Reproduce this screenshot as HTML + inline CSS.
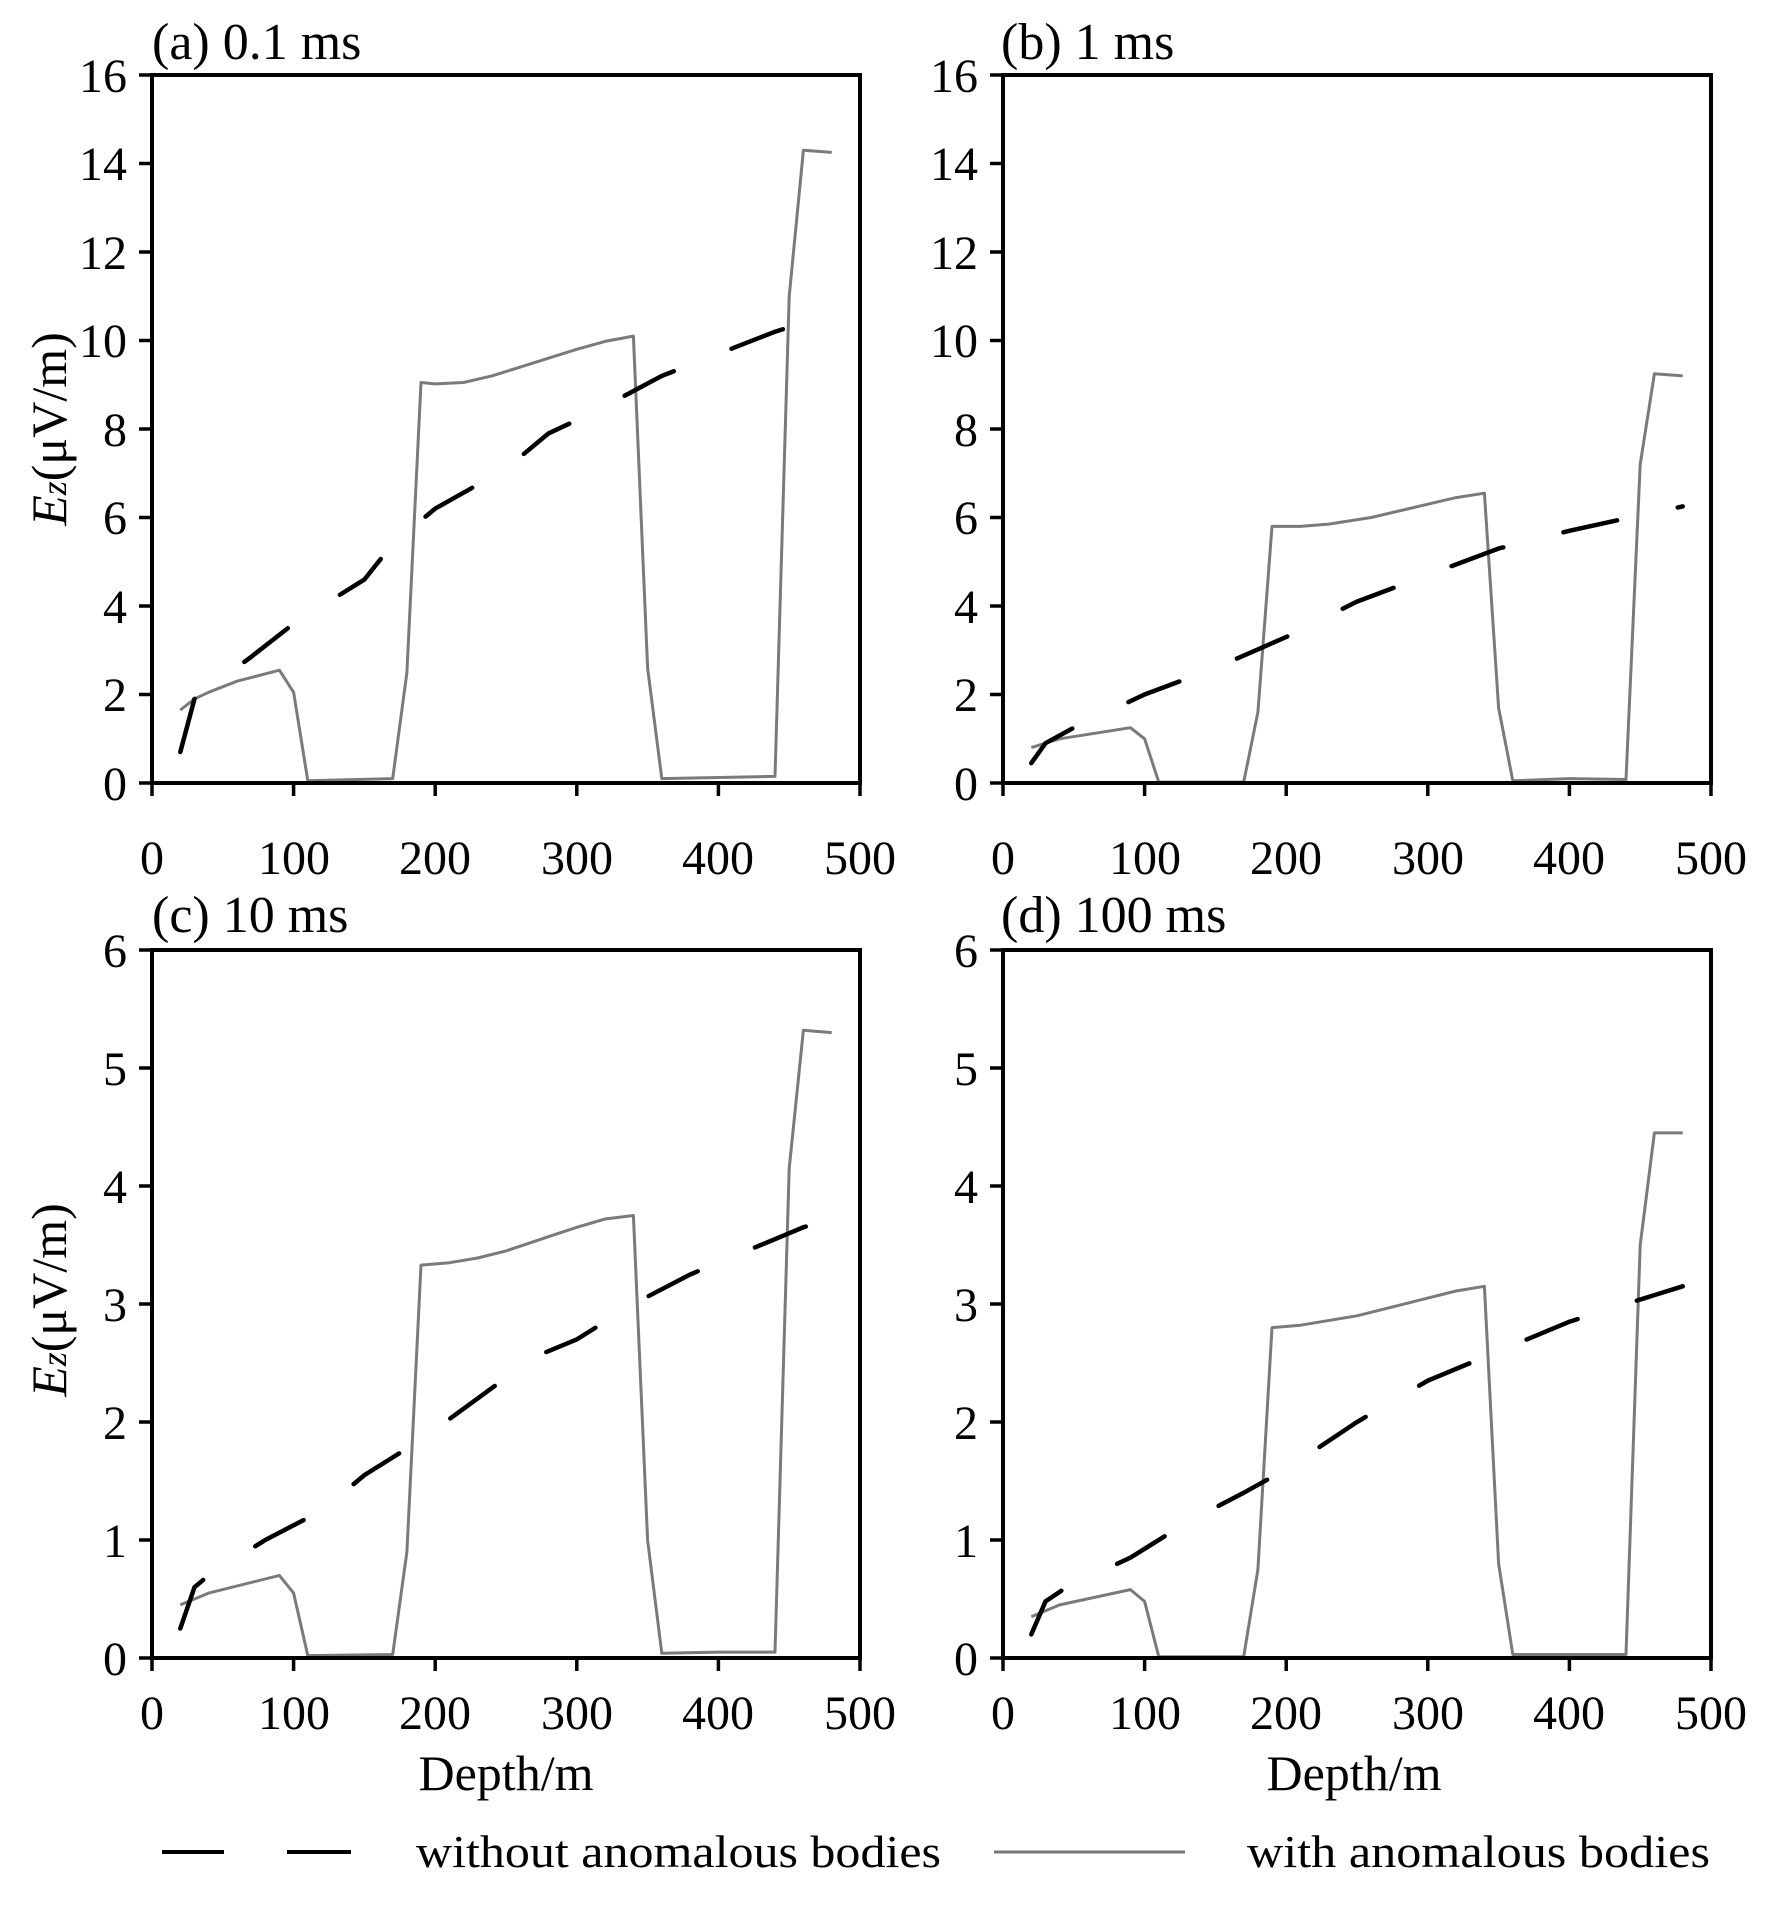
<!DOCTYPE html>
<html><head><meta charset="utf-8"><style>
html,body{margin:0;padding:0;background:#fff;}
svg{display:block;}
text{font-family:"Liberation Serif",serif;fill:#000;}
</style></head><body>
<svg id="s" width="1768" height="1910" viewBox="0 0 1768 1910" xmlns="http://www.w3.org/2000/svg">
<g font-size="52">
<text x="152" y="59">(a) 0.1 ms</text>
<text x="1001" y="59">(b) 1 ms</text>
<text x="152" y="932">(c) 10 ms</text>
<text x="1001" y="932">(d) 100 ms</text>
</g>
<g font-size="48" text-anchor="end">
<text x="127" y="800">0</text><text x="127" y="711">2</text><text x="127" y="623">4</text><text x="127" y="534">6</text><text x="127" y="446">8</text><text x="127" y="357">10</text><text x="127" y="269">12</text><text x="127" y="180">14</text><text x="127" y="92">16</text>
<text x="978" y="800">0</text><text x="978" y="711">2</text><text x="978" y="623">4</text><text x="978" y="534">6</text><text x="978" y="446">8</text><text x="978" y="357">10</text><text x="978" y="269">12</text><text x="978" y="180">14</text><text x="978" y="92">16</text>
<text x="127" y="1675">0</text><text x="127" y="1557">1</text><text x="127" y="1439">2</text><text x="127" y="1321">3</text><text x="127" y="1203">4</text><text x="127" y="1085">5</text><text x="127" y="967">6</text>
<text x="978" y="1675">0</text><text x="978" y="1557">1</text><text x="978" y="1439">2</text><text x="978" y="1321">3</text><text x="978" y="1203">4</text><text x="978" y="1085">5</text><text x="978" y="967">6</text>
</g>
<g font-size="48" text-anchor="middle">
<text x="152" y="874">0</text><text x="294" y="874">100</text><text x="435" y="874">200</text><text x="577" y="874">300</text><text x="718" y="874">400</text><text x="860" y="874">500</text>
<text x="1003" y="874">0</text><text x="1145" y="874">100</text><text x="1286" y="874">200</text><text x="1428" y="874">300</text><text x="1569" y="874">400</text><text x="1711" y="874">500</text>
<text x="152" y="1729">0</text><text x="294" y="1729">100</text><text x="435" y="1729">200</text><text x="577" y="1729">300</text><text x="718" y="1729">400</text><text x="860" y="1729">500</text>
<text x="1003" y="1729">0</text><text x="1145" y="1729">100</text><text x="1286" y="1729">200</text><text x="1428" y="1729">300</text><text x="1569" y="1729">400</text><text x="1711" y="1729">500</text>
</g>
<g font-size="50" text-anchor="middle">
<text x="506" y="1790">Depth/m</text>
<text x="1354" y="1790">Depth/m</text>
<text transform="translate(66,429) rotate(-90)"><tspan font-style="italic">E</tspan><tspan font-style="italic" font-size="36">z</tspan>(μV/m)</text>
<text transform="translate(66,1300) rotate(-90)"><tspan font-style="italic">E</tspan><tspan font-style="italic" font-size="36">z</tspan>(μV/m)</text>
</g>
<g font-size="46">
<text x="416" y="1867" textLength="525" lengthAdjust="spacingAndGlyphs">without anomalous bodies</text>
<text x="1247" y="1867" textLength="463" lengthAdjust="spacingAndGlyphs">with anomalous bodies</text>
</g>
<line x1="162" y1="1852" x2="224" y2="1852" stroke="#000" stroke-width="4"/>
<line x1="287" y1="1852" x2="351" y2="1852" stroke="#000" stroke-width="4"/>
<line x1="994" y1="1852" x2="1185" y2="1852" stroke="#777" stroke-width="3"/>
<g id="plots"></g>
</svg>
<script>
var P=[
 {x:152,y:75,max:16,
  g:[[20,1.65],[30,1.9],[40,2.05],[60,2.3],[90,2.55],[100,2.05],[110,0.05],[170,0.1],[180,2.5],[190,9.05],[200,9.02],[220,9.05],[240,9.2],[260,9.4],[280,9.6],[300,9.8],[320,9.98],[340,10.1],[350,2.6],[360,0.1],[440,0.15],[450,11],[460,14.3],[480,14.25]],
  b:[[20,0.7],[30,1.9],[70,2.85],[100,3.6],[150,4.6],[170,5.4],[200,6.2],[250,7.1],[280,7.9],[300,8.2],[325,8.6],[360,9.2],[400,9.7],[440,10.2],[480,10.6]]},
 {x:1003,y:75,max:16,
  g:[[20,0.8],[40,1.0],[90,1.25],[100,1.0],[110,0.02],[170,0.02],[180,1.6],[190,5.8],[210,5.8],[230,5.85],[260,6.0],[300,6.3],[320,6.45],[340,6.55],[350,1.7],[360,0.05],[400,0.1],[440,0.08],[450,7.2],[460,9.25],[480,9.2]],
  b:[[20,0.45],[30,0.9],[50,1.25],[100,2.0],[150,2.6],[200,3.3],[250,4.1],[300,4.7],[350,5.3],[400,5.7],[450,6.05],[480,6.25]]},
 {x:152,y:950,max:6,
  g:[[20,0.45],[40,0.55],[90,0.7],[100,0.55],[110,0.02],[170,0.03],[180,0.9],[190,3.33],[210,3.35],[230,3.39],[250,3.45],[280,3.57],[300,3.65],[320,3.72],[340,3.75],[350,1.0],[360,0.04],[400,0.05],[440,0.05],[450,4.15],[460,5.32],[480,5.3]],
  b:[[20,0.25],[30,0.6],[40,0.7],[80,1.0],[120,1.25],[150,1.55],[190,1.85],[230,2.2],[270,2.55],[300,2.7],[340,3.0],[380,3.25],[420,3.45],[460,3.65],[480,3.72]]},
 {x:1003,y:950,max:6,
  g:[[20,0.35],[40,0.45],[90,0.58],[100,0.48],[110,0.01],[170,0.01],[180,0.75],[190,2.8],[210,2.82],[250,2.9],[280,2.99],[300,3.05],[320,3.11],[340,3.15],[350,0.8],[360,0.03],[440,0.03],[450,3.5],[460,4.45],[480,4.45]],
  b:[[20,0.2],[30,0.48],[45,0.6],[90,0.85],[130,1.15],[170,1.4],[200,1.6],[250,2.0],[300,2.35],[350,2.6],[400,2.85],[440,3.0],[480,3.15]]}
];
var W=708,H=708,h='';
P.forEach(function(p){
 function pt(a){return (p.x+a[0]/500*W).toFixed(1)+','+(p.y+H-a[1]/p.max*H).toFixed(1);}
 h+='<polyline fill="none" stroke="#7a7a7a" stroke-width="3" stroke-linejoin="round" points="'+p.g.map(pt).join(' ')+'"/>';
 h+='<polyline fill="none" stroke="#000" stroke-width="4.5" stroke-linecap="round" stroke-dasharray="55 62" points="'+p.b.map(pt).join(' ')+'"/>';
 h+='<rect x="'+p.x+'" y="'+p.y+'" width="'+W+'" height="'+H+'" fill="none" stroke="#000" stroke-width="4"/>';
 var n=p.max==16?8:6;
 for(var k=0;k<=n;k++){var yy=p.y+H-k*H/n;h+='<line x1="'+(p.x-13)+'" y1="'+yy+'" x2="'+p.x+'" y2="'+yy+'" stroke="#000" stroke-width="3.5"/>';}
 for(var k=0;k<=5;k++){var xx=p.x+k*W/5;h+='<line x1="'+xx+'" y1="'+(p.y+H)+'" x2="'+xx+'" y2="'+(p.y+H+13)+'" stroke="#000" stroke-width="3.5"/>';}
});
document.getElementById('plots').innerHTML=h;
</script>
</body></html>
..........
■ Task details: Write the listing above out again exactly, dropping each image.

■ Complete output:
Reproduce this screenshot as HTML + inline CSS.
<!DOCTYPE html>
<html><head><meta charset="utf-8"><style>
html,body{margin:0;padding:0;background:#fff;}
svg{display:block;}
text{font-family:"Liberation Serif",serif;fill:#000;}
</style></head><body>
<svg id="s" width="1768" height="1910" viewBox="0 0 1768 1910" xmlns="http://www.w3.org/2000/svg">
<g font-size="52">
<text x="152" y="59">(a) 0.1 ms</text>
<text x="1001" y="59">(b) 1 ms</text>
<text x="152" y="932">(c) 10 ms</text>
<text x="1001" y="932">(d) 100 ms</text>
</g>
<g font-size="48" text-anchor="end">
<text x="127" y="800">0</text><text x="127" y="711">2</text><text x="127" y="623">4</text><text x="127" y="534">6</text><text x="127" y="446">8</text><text x="127" y="357">10</text><text x="127" y="269">12</text><text x="127" y="180">14</text><text x="127" y="92">16</text>
<text x="978" y="800">0</text><text x="978" y="711">2</text><text x="978" y="623">4</text><text x="978" y="534">6</text><text x="978" y="446">8</text><text x="978" y="357">10</text><text x="978" y="269">12</text><text x="978" y="180">14</text><text x="978" y="92">16</text>
<text x="127" y="1675">0</text><text x="127" y="1557">1</text><text x="127" y="1439">2</text><text x="127" y="1321">3</text><text x="127" y="1203">4</text><text x="127" y="1085">5</text><text x="127" y="967">6</text>
<text x="978" y="1675">0</text><text x="978" y="1557">1</text><text x="978" y="1439">2</text><text x="978" y="1321">3</text><text x="978" y="1203">4</text><text x="978" y="1085">5</text><text x="978" y="967">6</text>
</g>
<g font-size="48" text-anchor="middle">
<text x="152" y="874">0</text><text x="294" y="874">100</text><text x="435" y="874">200</text><text x="577" y="874">300</text><text x="718" y="874">400</text><text x="860" y="874">500</text>
<text x="1003" y="874">0</text><text x="1145" y="874">100</text><text x="1286" y="874">200</text><text x="1428" y="874">300</text><text x="1569" y="874">400</text><text x="1711" y="874">500</text>
<text x="152" y="1729">0</text><text x="294" y="1729">100</text><text x="435" y="1729">200</text><text x="577" y="1729">300</text><text x="718" y="1729">400</text><text x="860" y="1729">500</text>
<text x="1003" y="1729">0</text><text x="1145" y="1729">100</text><text x="1286" y="1729">200</text><text x="1428" y="1729">300</text><text x="1569" y="1729">400</text><text x="1711" y="1729">500</text>
</g>
<g font-size="50" text-anchor="middle">
<text x="506" y="1790">Depth/m</text>
<text x="1354" y="1790">Depth/m</text>
<text transform="translate(66,429) rotate(-90)"><tspan font-style="italic">E</tspan><tspan font-style="italic" font-size="36">z</tspan>(μV/m)</text>
<text transform="translate(66,1300) rotate(-90)"><tspan font-style="italic">E</tspan><tspan font-style="italic" font-size="36">z</tspan>(μV/m)</text>
</g>
<g font-size="46">
<text x="416" y="1867" textLength="525" lengthAdjust="spacingAndGlyphs">without anomalous bodies</text>
<text x="1247" y="1867" textLength="463" lengthAdjust="spacingAndGlyphs">with anomalous bodies</text>
</g>
<line x1="162" y1="1852" x2="224" y2="1852" stroke="#000" stroke-width="4"/>
<line x1="287" y1="1852" x2="351" y2="1852" stroke="#000" stroke-width="4"/>
<line x1="994" y1="1852" x2="1185" y2="1852" stroke="#777" stroke-width="3"/>
<g id="plots"></g>
</svg>
<script>
var P=[
 {x:152,y:75,max:16,
  g:[[20,1.65],[30,1.9],[40,2.05],[60,2.3],[90,2.55],[100,2.05],[110,0.05],[170,0.1],[180,2.5],[190,9.05],[200,9.02],[220,9.05],[240,9.2],[260,9.4],[280,9.6],[300,9.8],[320,9.98],[340,10.1],[350,2.6],[360,0.1],[440,0.15],[450,11],[460,14.3],[480,14.25]],
  b:[[20,0.7],[30,1.9],[70,2.85],[100,3.6],[150,4.6],[170,5.4],[200,6.2],[250,7.1],[280,7.9],[300,8.2],[325,8.6],[360,9.2],[400,9.7],[440,10.2],[480,10.6]]},
 {x:1003,y:75,max:16,
  g:[[20,0.8],[40,1.0],[90,1.25],[100,1.0],[110,0.02],[170,0.02],[180,1.6],[190,5.8],[210,5.8],[230,5.85],[260,6.0],[300,6.3],[320,6.45],[340,6.55],[350,1.7],[360,0.05],[400,0.1],[440,0.08],[450,7.2],[460,9.25],[480,9.2]],
  b:[[20,0.45],[30,0.9],[50,1.25],[100,2.0],[150,2.6],[200,3.3],[250,4.1],[300,4.7],[350,5.3],[400,5.7],[450,6.05],[480,6.25]]},
 {x:152,y:950,max:6,
  g:[[20,0.45],[40,0.55],[90,0.7],[100,0.55],[110,0.02],[170,0.03],[180,0.9],[190,3.33],[210,3.35],[230,3.39],[250,3.45],[280,3.57],[300,3.65],[320,3.72],[340,3.75],[350,1.0],[360,0.04],[400,0.05],[440,0.05],[450,4.15],[460,5.32],[480,5.3]],
  b:[[20,0.25],[30,0.6],[40,0.7],[80,1.0],[120,1.25],[150,1.55],[190,1.85],[230,2.2],[270,2.55],[300,2.7],[340,3.0],[380,3.25],[420,3.45],[460,3.65],[480,3.72]]},
 {x:1003,y:950,max:6,
  g:[[20,0.35],[40,0.45],[90,0.58],[100,0.48],[110,0.01],[170,0.01],[180,0.75],[190,2.8],[210,2.82],[250,2.9],[280,2.99],[300,3.05],[320,3.11],[340,3.15],[350,0.8],[360,0.03],[440,0.03],[450,3.5],[460,4.45],[480,4.45]],
  b:[[20,0.2],[30,0.48],[45,0.6],[90,0.85],[130,1.15],[170,1.4],[200,1.6],[250,2.0],[300,2.35],[350,2.6],[400,2.85],[440,3.0],[480,3.15]]}
];
var W=708,H=708,h='';
P.forEach(function(p){
 function pt(a){return (p.x+a[0]/500*W).toFixed(1)+','+(p.y+H-a[1]/p.max*H).toFixed(1);}
 h+='<polyline fill="none" stroke="#7a7a7a" stroke-width="3" stroke-linejoin="round" points="'+p.g.map(pt).join(' ')+'"/>';
 h+='<polyline fill="none" stroke="#000" stroke-width="4.5" stroke-linecap="round" stroke-dasharray="55 62" points="'+p.b.map(pt).join(' ')+'"/>';
 h+='<rect x="'+p.x+'" y="'+p.y+'" width="'+W+'" height="'+H+'" fill="none" stroke="#000" stroke-width="4"/>';
 var n=p.max==16?8:6;
 for(var k=0;k<=n;k++){var yy=p.y+H-k*H/n;h+='<line x1="'+(p.x-13)+'" y1="'+yy+'" x2="'+p.x+'" y2="'+yy+'" stroke="#000" stroke-width="3.5"/>';}
 for(var k=0;k<=5;k++){var xx=p.x+k*W/5;h+='<line x1="'+xx+'" y1="'+(p.y+H)+'" x2="'+xx+'" y2="'+(p.y+H+13)+'" stroke="#000" stroke-width="3.5"/>';}
});
document.getElementById('plots').innerHTML=h;
</script>
</body></html>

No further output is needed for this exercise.